A payment stub, also known as a return portion, usually makes up the bottom portion of a printed bill. This section repeats the same basic information concerning the account information, the charges due, and the due date; it also includes a place where the customer can write the amount enclosed. This section is generally perforated at the top, so that the customer can remove it from the upper portion of the bill and send it, along with a personal check (a piece of paper that facilitates the transfer of money from the customer’s bank account), in a payment envelope provided by the company. These payment envelopes usually have a small window between the middle and the right side of the front; the name and address of the company appear on the return portion of the bill, positioned to be visible through the envelope window once the stub is in the envelope.

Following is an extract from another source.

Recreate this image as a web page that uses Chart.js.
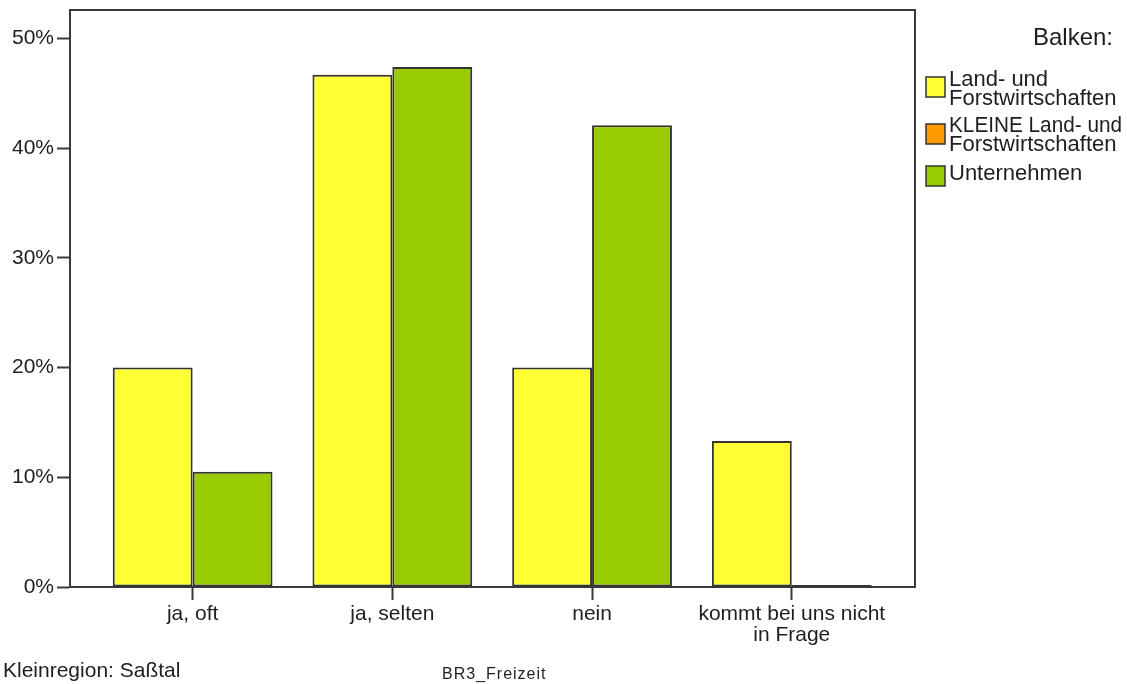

One-time bills, such as an invoice for car repairs or for an order of photocopies, look slightly different than recurring bills. Much of the same basic information (the customer’s account data, the bill date, the due date, and the amount due) is more or less the same. These invoices differ mainly in the way they list the products or services that the customer has received. For example, a bill from a photocopy store might include a column itemizing the products or services provided, along with the individual charges for each. Such a bill might list separate charges for the photocopies, for stapling, and for any other products or services that have been rendered. These amounts will subsequently be tallied as the amount due. The bottom of the invoice might also include several past-due boxes. These boxes provide the past and current charges, along with the number of days the amount has been due. Past-due boxes might appear in the following order: 1–30 days past due, 31–60 days past due, 61–90 days past due, and more than 90 days past due.

Recent Trends

Traditionally people pay their bills by mailing checks to the companies to which they owe money. With the rise of the Internet in the 1990s, however, banks began offering online bill-pay services for their customers, and more and more consumers began to pay their bills electronically. For a small monthly fee customers are now able to use bill-pay services to send money to their creditors. To use bill pay customers create a list of creditors on a personal account page on the bank’s website. Each listing includes a column for the amount of money that the customer wants to pay and a column for the date the customer wants the payment to be sent. Electronic bill pay offers several advantages. For one, money travels more quickly electronically than it does by regular mail, thereby providing customers with additional assurance that their payment will arrive on time. Bill pay also spares consumers the postage costs involved with mailing payments to all their creditors each month, while also cutting down on the number of personal checks they write.